Author:   Posttime:2023-02-09

DUBAI's DP World handled 79 million TEU across its global portfolio of container terminals for 2022, a 1.4 year-over-year increase and 2.8 per cent rise on a like-for-like basis.
In Q4 2022, DP World handled 19.5 million TEU, a 2.4 per cent surge on a like-for-like basis.
The company said last year's gross volume growth was extended to all regions (Asia Pacific, Middle East & Africa, Australia, and Americas).
At an asset level, ports such as Jebel Ali (UAE), Jeddah (Saudi Arabia), Angola, London Gateway (UK), Constanta (Romania), Caucedo (Dominican Republic), and others performed well.
Jebel Ali handled 14 million TEU in 2022, a 1.7 per cent increase over the same period in 2021, according to London's Port Technology.
At a consolidated level, the company's terminals handled 46.1 million TEU during 2022, up 1.5 per cent on a reported basis and up 0.7 per cent year on year on a like-for-like basis.
DP World UK handled record 3.8 million TEU with London Gateway reporting a 14 per cent rise in volumes to 2.05 million TEU, consolidating its position as the second-largest container terminal in Britain.
"Within a decade, London Gateway is likely to be handling up to 30 per cent of the country's containerized trade," said Ernst Schulze, CEO of DP World UK.
"Its port-centric logistics park will be one of the largest in Europe, employing 12,000 people and underpinned by investment in a second rail terminal and a new fourth berth."

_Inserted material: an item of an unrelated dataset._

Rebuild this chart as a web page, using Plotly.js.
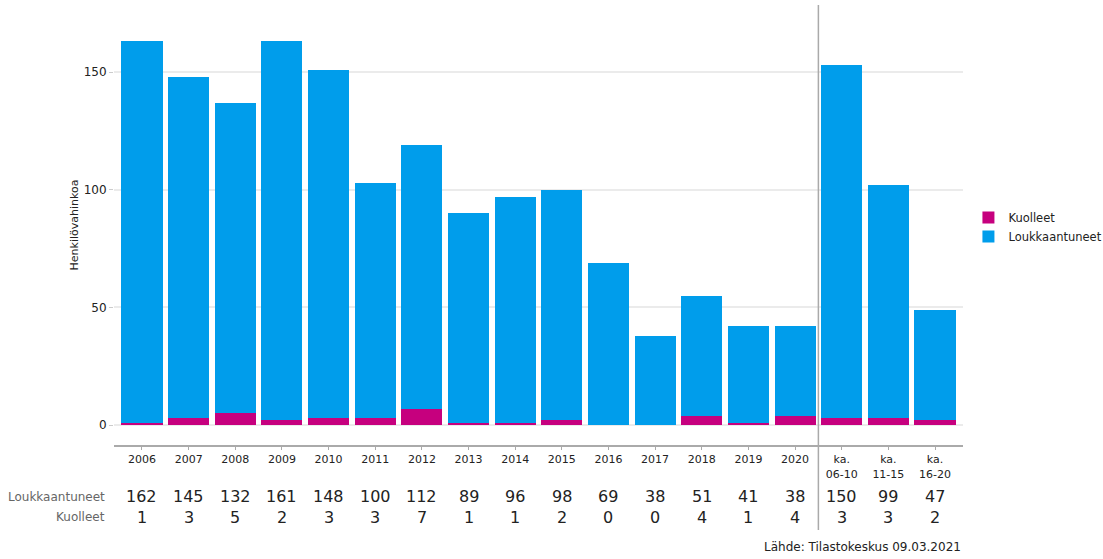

The two terminals together, London Gateway and Southampton, handled a record 3.85 million TEU compared to 3.68 million TEU in 2021.
Group chairman and CEO, Sultan Ahmed Bin Sulayem, said the company's growth was mainly driven by the Asia Pacific, Americas, and Australia regions, and that growth rates moderated in the last quarter of 2022 due to the challenging economic environment.
Looking ahead to 2023, the company expects its portfolio to continue to grow, but the outlook remains uncertain due to rising inflation, higher interest rates, and geopolitical uncertainty.
"Overall, we are pleased with the business performance in 2022 and remain focused on growing profitability while managing growth capex," he added.
"The solid volume performance leaves us well placed to deliver an improved set of full year results."